The late Benny Hill was a top-notch, British comedian. The Best of Benny Hill is a short, feature-length film that combines sketches and musical numbers from his long-running comedy and variety TV series. The collection itself hasn’t been available on DVD until recently and it is a hit and miss set featuring some fine bits and others that are certainly not his greatest work.
This feature has a number of repetition themes. Hill – who took his name from the comedian, Jack Benny – enjoys slapping bald men on the head. There are also a lot of jokes involving sexual innuendo between dirty old men and pretty, scantily-clad women.
Hill is at his best when he leaves the fast-forwarded, silly chases and visual slapstick behind and instead focuses on his clever and funny sketches. The interview between a gushing television host and a pretentious, French film director is excellent as are the scenes where another director tries to help some confused actors with their dialogue.
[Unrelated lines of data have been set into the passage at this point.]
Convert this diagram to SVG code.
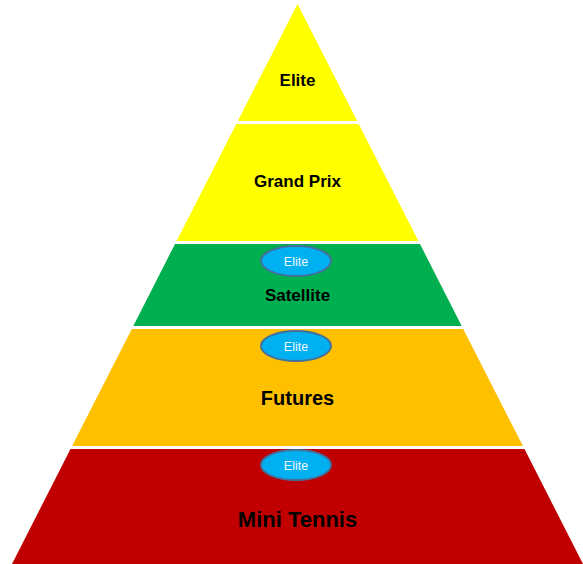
<svg xmlns="http://www.w3.org/2000/svg" width="583" height="564" viewBox="0 0 583 564">
<style>
.lbl{font-family:"Liberation Sans",Arial,sans-serif;font-weight:bold;fill:#000;text-anchor:middle}
.badge ellipse{fill:#00B0F0;stroke:#41719C;stroke-width:2}
.badge text{font-family:"Liberation Sans",Arial,sans-serif;font-size:12.5px;fill:#F2F8FF;text-anchor:middle}
</style>
<rect width="583" height="564" fill="#fff"/>
<g id="elite">
<polygon points="297.5,4 237.8,121 357.2,121" fill="#FFFF00"/>
<text class="lbl" x="297.5" y="86" font-size="17">Elite</text>
</g>
<g id="grand-prix">
<polygon points="236.3,124 358.7,124 418.4,241 176.6,241" fill="#FFFF00"/>
<text class="lbl" x="297.5" y="187" font-size="17">Grand Prix</text>
</g>
<g id="satellite">
<polygon points="175,244 420,244 461.7,326 133.3,326" fill="#00B050"/>
<text class="lbl" x="297.5" y="301" font-size="17">Satellite</text>
</g>
<g id="futures">
<polygon points="131.8,329 463.2,329 522.9,446 72.1,446" fill="#FFC000"/>
<text class="lbl" x="297.5" y="405" font-size="20">Futures</text>
</g>
<g id="mini-tennis">
<polygon points="70.5,449 524.5,449 583,564 12,564" fill="#C00000"/>
<text class="lbl" x="297.5" y="527" font-size="22">Mini Tennis</text>
</g>
<g id="badge-satellite" class="badge">
<ellipse cx="296" cy="261" rx="35" ry="15"/>
<text x="296" y="265.5">Elite</text>
</g>
<g id="badge-futures" class="badge">
<ellipse cx="296" cy="346" rx="35" ry="15"/>
<text x="296" y="350.5">Elite</text>
</g>
<g id="badge-mini" class="badge">
<ellipse cx="296" cy="465" rx="35" ry="15"/>
<text x="296" y="469.5">Elite</text>
</g>
<g id="connectors"/>
</svg>
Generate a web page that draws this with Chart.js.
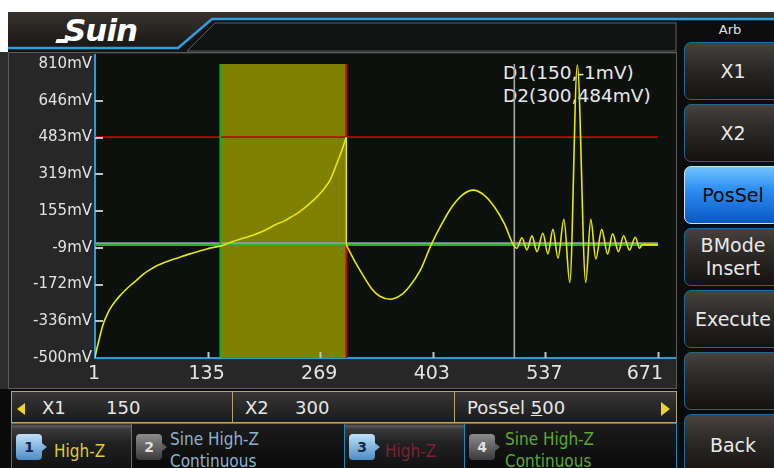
<!DOCTYPE html>
<html>
<head>
<meta charset="utf-8">
<script src="https://cdn.jsdelivr.net/npm/chart.js@4.4.0/dist/chart.umd.min.js"></script>
<style>
  html, body { margin: 0; padding: 0; }
  body { width: 774px; height: 468px; position: relative; overflow: hidden; background: #fff; font-family: "DejaVu Sans", sans-serif; }
  .a { position: absolute; box-sizing: border-box; }
  .lbl { position: absolute; white-space: nowrap; }
  .btn { position: absolute; left: 684px; width: 98px; height: 58px; box-sizing: border-box; border: 1px solid #1d6b94; border-radius: 7px;
         background: linear-gradient(#47423e, #2b2825 45%, #141210); color: #e9e9e9; font-size: 19px; display: flex; align-items: center; justify-content: center; text-align: center; line-height: 23px; }
  .btn.on { background: linear-gradient(#72c4ff, #2d8ef2 40%, #0a58c4); border-color: #cfe2f2; color: #0a0a0a; }
  .tab { position: absolute; top: 423px; height: 45px; box-sizing: border-box; border-top: 1px solid #1d88bd; border-left: 1px solid #1d88bd; }
  .tab.lit { background: linear-gradient(#2a2a2a 0, #5a5a5a 2px, #3a3a3a 5px, #222 18px, #121212 100%); }
  .tab.dim { background: linear-gradient(#1c1c1c, #0a0a0a); }
  .badge { position: absolute; top: 10px; width: 26px; height: 26px; border-radius: 4px; font: bold 14px "DejaVu Sans"; text-align: center; line-height: 26px; }
  .badge::after { content: ""; position: absolute; right: -5px; top: 9px; border-top: 4px solid transparent; border-bottom: 4px solid transparent; border-left: 5px solid; }
  .badge.blue { background: linear-gradient(#c0e0f8, #4c8cc4); color: #102848; }
  .badge.blue::after { border-left-color: #7cb0dc; }
  .badge.gray { background: linear-gradient(#8c8c8c, #3a3a3a); color: #e0e0e0; }
  .badge.gray::after { border-left-color: #5c5c5c; }
  .tt { position: absolute; font-family: "DejaVu Sans Condensed", "DejaVu Sans", sans-serif; font-stretch: condensed; font-size: 17px; line-height: 22px; white-space: nowrap; }
  .bar { font-size: 18px; color: #e6e6e6; top: 396px; line-height: 24px; }
</style>
</head>
<body>
<!-- header -->
<div class="a" style="left:8px;top:12px;width:766px;height:40px;background:linear-gradient(#37322e,#151311);"></div>
<svg class="a" style="left:0;top:0" width="774" height="56">
  <polygon points="212,19 774,19 774,56 172,56" fill="#121212"/>
  <polygon points="187,51 215,23 676,23 676,51" fill="#0f1311" stroke="#5e5e5e" stroke-width="1"/>
  <polyline points="8,48 178,48 212,19 774,19" fill="none" stroke="#2c9fdf" stroke-width="2.5"/>
</svg>
<div class="lbl" style="left:64px;top:12px;font:italic bold 31px 'DejaVu Sans';color:#fff;letter-spacing:-1px;">Suin</div>
<div class="a" style="left:56px;top:39px;width:12px;height:4px;background:#fff;transform:skewX(-20deg);"></div>

<!-- right panel -->
<div class="a" style="left:677px;top:21px;width:97px;height:447px;background:#0c0c0c;"></div>
<div class="lbl" style="left:677px;width:106px;top:22px;text-align:center;font-size:13px;color:#e0e0e0;">Arb</div>
<div class="btn" style="top:42px;">X1</div>
<div class="btn" style="top:104px;">X2</div>
<div class="btn on" style="top:166px;">PosSel</div>
<div class="btn" style="top:228px;">BMode<br>Insert</div>
<div class="btn" style="top:290px;">Execute</div>
<div class="btn" style="top:352px;"></div>
<div class="btn" style="top:414px;height:62px;">Back</div>

<!-- plot frame -->
<div class="a" style="left:0;top:52px;width:677px;height:339px;background:#2d2d2d;"></div>
<div class="a" style="left:8px;top:52px;width:669px;height:337px;background:#272727;border:1px solid #5c5c5c;"></div>
<div class="a" style="left:94px;top:54px;width:582px;height:305px;background:#0d110e;border-left:2px solid #2a9ad8;border-bottom:2px solid #2a9ad8;"></div>
<div class="lbl" style="left:503px;top:61px;font-size:18.5px;line-height:23px;color:#e8e8e8;">D1(150,-1mV)<br>D2(300,484mV)</div>
<canvas id="wave" class="a" style="left:10px;top:52px;" width="666" height="338"></canvas>

<!-- value bar -->
<div class="a" style="left:0;top:389px;width:684px;height:79px;background:#0a0a0a;"></div>
<div class="a" style="left:11px;top:391px;width:666px;height:32px;border:1px solid #b2a66a;background:linear-gradient(#363636,#1b1b1b);"></div>
<div class="a" style="left:232px;top:391px;width:1px;height:32px;background:#b2a66a;"></div>
<div class="a" style="left:454px;top:391px;width:1px;height:32px;background:#b2a66a;"></div>
<div class="a" style="left:17px;top:403px;width:0;height:0;border-top:6px solid transparent;border-bottom:6px solid transparent;border-right:8px solid #e8d62e;"></div>
<div class="a" style="left:661px;top:402px;width:0;height:0;border-top:7px solid transparent;border-bottom:7px solid transparent;border-left:9px solid #e8d62e;"></div>
<div class="lbl bar" style="left:42px;">X1</div>
<div class="lbl bar" style="left:106px;">150</div>
<div class="lbl bar" style="left:245px;">X2</div>
<div class="lbl bar" style="left:295px;">300</div>
<div class="lbl bar" style="left:467px;">PosSel <span style="text-decoration:underline;">5</span>00</div>

<!-- channel tabs -->
<div class="tab lit" style="left:11px;width:120px;">
  <div class="badge blue" style="left:4px;">1</div>
  <div class="tt" style="left:42px;top:16px;color:#dccd3a;">High-Z</div>
</div>
<div class="tab dim" style="left:131px;width:213px;">
  <div class="badge gray" style="left:4px;">2</div>
  <div class="tt" style="left:38px;top:4px;color:#8ab2d2;">Sine High-Z<br>Continuous</div>
</div>
<div class="tab lit" style="left:344px;width:120px;">
  <div class="badge blue" style="left:4px;">3</div>
  <div class="tt" style="left:40px;top:16px;color:#7a2434;">High-Z</div>
</div>
<div class="tab dim" style="left:464px;width:213px;border-right:1px solid #1d88bd;">
  <div class="badge gray" style="left:4px;">4</div>
  <div class="tt" style="left:40px;top:4px;color:#5ea832;">Sine High-Z<br>Continuous</div>
</div>

<script>
// axis ticks
const xTickValues = [1, 135, 269, 403, 537, 671];
const xTickLabels = ['1', '135', '269', '403', '537', '671'];
const yTickValues = [-500, -336.25, -172.5, -8.75, 155, 318.75, 482.5, 646.25, 810];
const yTickLabels = ['-500mV', '-336mV', '-172mV', '-9mV', '155mV', '319mV', '483mV', '646mV', '810mV'];

// cursors and levels
const x1Pos = 150;
const x2Pos = 300;
const posSel = 500;
const d1Level = 4;
const refLevel = 12;
const d2Level = 484;

// arbitrary waveform, first part (x index, mV)
const rampX = [
  1, 3, 5, 8, 11, 15, 19, 25, 31, 37, 43, 50, 59, 67, 75, 85, 95, 105, 114, 124, 134, 142, 150,
  160, 174, 185, 194, 205, 217, 226, 233, 243, 253, 263, 273, 281, 289, 295, 300
];
const rampMv = [
  -500, -462, -432, -385, -346, -310, -280, -248, -221, -198, -177, -155, -125, -105, -88, -72, -59, -47, -36, -25, -14, -7, -1,
  12, 30, 42, 55, 73, 96, 110, 125, 148, 177, 210, 251, 295, 369, 428, 484
];
// second part: sine period then ringing burst
const tailX = [
  300, 310, 320, 330, 340, 352, 364, 375, 388, 401, 414, 426, 438, 451, 464, 476, 488, 499,
  503, 509, 515, 521, 527, 534, 540, 546, 552, 559, 566, 575, 585, 591, 597, 604, 611, 617,
  624, 630, 637, 644, 649, 652, 671
];
const tailMv = [
  4, -68, -132, -190, -225, -238, -222, -182, -110, 4, 100, 175, 226, 248, 226, 175, 100, 4,
  -11, 36, -18, 44, -26, 56, -36, 73, -55, 118, -163, 805, -163, 118, -59, 73, -37, 53,
  -26, 45, -18, 38, -11, 4, 4
];

const pts = (xs, ys) => xs.map((v, i) => ({ x: v, y: ys[i] }));
const lineSet = (data, color, width) => ({
  data, borderColor: color, borderWidth: width, pointRadius: 0, tension: 0, fill: false
});
const waveSet = data => Object.assign(lineSet(data, '#e8e800', 1.6), { cubicInterpolationMode: 'monotone' });

const screenMarks = {
  id: 'screenMarks',
  afterDatasetsDraw(chart) {
    const { ctx, chartArea, scales: { x, y } } = chart;
    ctx.save();
    ctx.strokeStyle = '#c2c2c2';
    ctx.lineWidth = 2;
    yTickValues.slice(1, -1).forEach(v => {
      const py = Math.round(y.getPixelForValue(v));
      ctx.beginPath();
      ctx.moveTo(chartArea.left, py);
      ctx.lineTo(chartArea.left + 8, py);
      ctx.stroke();
    });
    xTickValues.slice(1).forEach(v => {
      const px = Math.round(x.getPixelForValue(v)) + 0.5;
      ctx.beginPath();
      ctx.moveTo(px, chartArea.bottom - 6);
      ctx.lineTo(px, chartArea.bottom);
      ctx.stroke();
    });
    ctx.restore();
  },
  afterDraw(chart) {
    const { ctx, chartArea, scales: { x } } = chart;
    ctx.save();
    ctx.font = '19px "DejaVu Sans"';
    ctx.fillStyle = '#e4e4e4';
    ctx.textBaseline = 'middle';
    xTickValues.forEach((v, i) => {
      const px = x.getPixelForValue(v);
      const last = i === xTickValues.length - 1;
      ctx.textAlign = last ? 'right' : 'center';
      ctx.fillText(xTickLabels[i], last ? px + 5 : px - 1, chartArea.bottom + 16);
    });
    ctx.restore();
  }
};

const dropX = [rampX[rampX.length - 1], tailX[0]];
const dropMv = [rampMv[rampMv.length - 1], tailMv[0]];

new Chart(document.getElementById('wave').getContext('2d'), {
  type: 'line',
  data: {
    datasets: [
      waveSet(pts(rampX, rampMv)),
      waveSet(pts(tailX, tailMv)),
      lineSet(pts(dropX, dropMv), '#e8e800', 1.6),
      lineSet(pts([posSel, posSel], [-500, 810]), '#a8a8a8', 1.6),
      lineSet(pts([x2Pos, x2Pos], [-500, 810]), '#d00000', 1.6),
      lineSet(pts([x1Pos, x1Pos], [-500, 810]), '#10b020', 1.6),
      lineSet(pts([1, 671], [d2Level, d2Level]), '#c80000', 1.6),
      lineSet(pts([1, 671], [d1Level, d1Level]), '#18b828', 2),
      lineSet(pts([1, 671], [refLevel, refLevel]), '#9a9a9a', 1.6),
      {
        data: pts([x1Pos, x2Pos], [810, 810]),
        borderWidth: 0, pointRadius: 0, tension: 0,
        backgroundColor: '#808000', fill: 'start'
      }
    ]
  },
  options: {
    responsive: false,
    animation: false,
    events: [],
    layout: { padding: { left: 0, right: 18, top: 10, bottom: 0 } },
    plugins: { legend: { display: false }, tooltip: { enabled: false } },
    scales: {
      x: {
        type: 'linear', min: 1, max: 671,
        afterFit: s => { s.height = 32; },
        grid: { display: false, drawTicks: false },
        border: { display: false },
        ticks: { display: false }
      },
      y: {
        type: 'linear', min: -500, max: 810,
        afterBuildTicks: s => { s.ticks = yTickValues.map(v => ({ value: v })); },
        afterFit: s => { s.width = 85; },
        grid: { display: false, drawTicks: false },
        border: { display: false },
        ticks: {
          autoSkip: false,
          padding: 3,
          color: '#e2e2e2',
          font: { family: 'DejaVu Sans', size: 15 },
          callback: (v, i) => yTickLabels[i]
        }
      }
    }
  },
  plugins: [screenMarks]
});
</script>
</body>
</html>
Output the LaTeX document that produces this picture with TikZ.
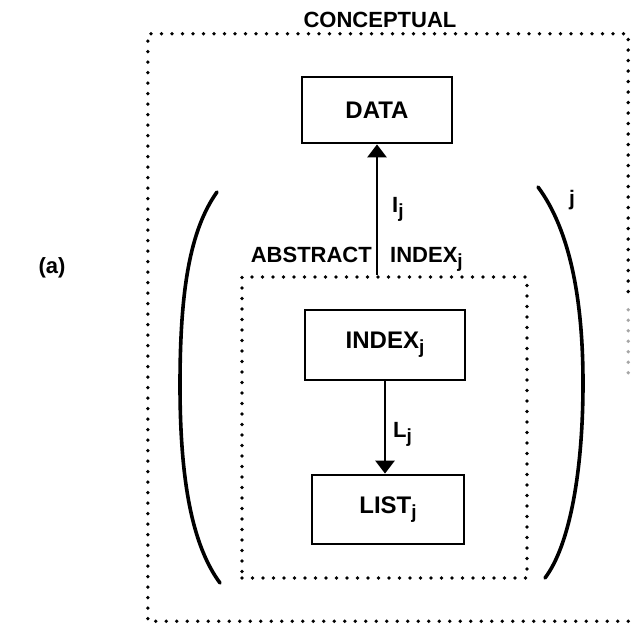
\documentclass[tikz,border=0pt]{standalone}
\usepackage{fontspec}
\setmainfont{Liberation Sans}
\usetikzlibrary{arrows.meta}
\newcommand\subj{\raisebox{-5pt}{\fontsize{19}{19}\selectfont j}}
\tikzset{
  boxtext/.style={font=\fontsize{24}{24}\selectfont\bfseries},
  labeltext/.style={font=\fontsize{22}{22}\selectfont\bfseries, inner sep=0pt},
  solidbox/.style={draw, line width=2.8pt, boxtext, inner sep=0pt},
  dotline/.style={line width=3.8pt, line cap=round,
    dash pattern=on 0pt off 10.5pt},
  dotbox/.style={draw, dotline, inner sep=0pt},
  paren/.style={line width=3.6pt, line cap=round},
  flow/.style={line width=2.8pt, -{Triangle[width=19pt,length=13pt]}},
}
\begin{document}
\begin{tikzpicture}[x=1pt,y=-1pt]
  \useasboundingbox (0,0) rectangle (632,626);

  % conceptual region: its lower right side is worn away
  \node[minimum width=480pt, minimum height=587pt, inner sep=0pt] (outer) at (388,327.5) {};
  \draw[dotline] (outer.south east) -- (outer.south west) -- (outer.north west)
                 -- (outer.north east) -- ([yshift=-266pt]outer.north east);
  \draw[dotline, black!35] ([yshift=-276pt]outer.north east) -- ([yshift=-346pt]outer.north east);

  % abstract region
  \node[dotbox, minimum width=285pt, minimum height=301pt] (inner) at (384.5,427.5) {};

  % region titles
  \node[labeltext, anchor=base] (concept) at (380,28) {CONCEPTUAL};
  \node[labeltext, anchor=base east] (abstract) at (372,262) {ABSTRACT};
  \node[labeltext, anchor=base west] (indexlbl) at (390,262) {INDEX\subj};

  % component boxes
  \node[solidbox, minimum width=150pt, minimum height=66pt] (data) at (377,110) {DATA};
  \node[solidbox, minimum width=160pt, minimum height=70pt] (index) at (385,345) {INDEX\subj};
  \node[solidbox, minimum width=152pt, minimum height=69pt] (list) at (388,509.5) {LIST\subj};

  % mappings
  \draw[flow] (data.south |- inner.north) -- (data.south);
  \draw[flow] (index.south) -- (index.south |- list.north);
  \node[labeltext, anchor=base west] (ilbl) at (392,212) {I\subj};
  \node[labeltext, anchor=base west] (llbl) at (393,437) {L\subj};

  % indexed family brackets
  \draw[paren] (217,192) .. controls (190,230) and (180,290) .. (180,385)
               .. controls (180,480) and (192,545) .. (220,583);
  \draw[paren] (538,187) .. controls (570,230) and (583,300) .. (583,383)
               .. controls (583,470) and (570,545) .. (545,578);
  \node[labeltext] (jidx) at (572,200) {\fontsize{21}{21}\selectfont j};

  % figure tag
  \node[labeltext] (tag) at (52,268) {(a)};
\end{tikzpicture}
\end{document}
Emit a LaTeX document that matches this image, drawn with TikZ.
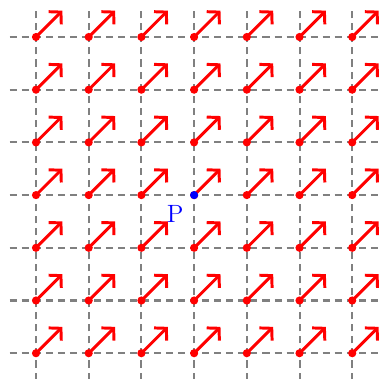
\documentclass[tikz,border=0pt]{standalone}
\usetikzlibrary{arrows.meta,calc}
\tikzset{gridline/.style={draw=gray,line width=1.1pt,dash pattern=on 3.8pt off 2.7pt},
  vec/.style={-{Straight Barb[length=1.6mm,width=3.4mm]},draw=red,line width=1.6pt},
  dot/.style={circle,fill=red,inner sep=0pt,minimum size=1.55mm}}

\begin{document}
\begin{tikzpicture}
\useasboundingbox (-0.683,-0.474) rectangle (6.622,6.702);
\foreach \k in {0,...,6}{
  \draw[gridline] (-0.5,\k)--(6.5,\k);
  \draw[gridline] (\k,-0.5)--(\k,6.5);}
\foreach \i in {0,...,6}{\foreach \j in {0,...,6}{
  \coordinate (p\i\j) at (\i,\j);
  \coordinate (h\i\j) at ($(p\i\j)+(0.5,0.5)$);
  \draw[vec] (p\i\j)--(h\i\j);
  \node[dot] at (p\i\j) {};}}
\node[dot,fill=blue] (center) at (p33) {};
\node[text=blue,font=\fontsize{13.5}{16}\selectfont] at ($(center)+(-0.36,-0.36)$) {P};
\end{tikzpicture}
\end{document}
The best sketch here is Tommy Tupper in Tupper Time. Here, mayhem ensues as Hill plays a talk show host named, Tommy Tupper who loses control of his show when he has to interview a monosyllabic, pipe-smoking actor, a drunk Broadway actress, an elderly man who dies and a football-playing vicar. The sketch featuring an exchange at the airport between a Chinese man and an Indian man seems stupid and racist. It proves that Hill is not a comedian for people who are easily offended or those who demand political correctness.
The visuals here are rather grainy and disappointing and look like a straight video to DVD transfer. The sound is a little better and this is particularly noticeable in Hill’s many stage numbers and when Boots Rudolph’s ‘Yakety Sax’ (or ‘Benny Hill’ theme) is played. The special features are very disappointing and are merely the original theatrical trailer and image gallery (it’s all stuff that could probably be found on Google).
The Best of Benny Hill is a mixture of slapstick, parody, innuendo and gross misunderstandings. There are jokes that are repetitive and the humour is light-hearted and bawdy. This film is an uneven one with no actual plot, instead threading together both long and short sketches that are taken straight from the TV show from the time. It’s a reasonable tribute to a man that has influenced lots of other comics but it is by no means a collection of his best material.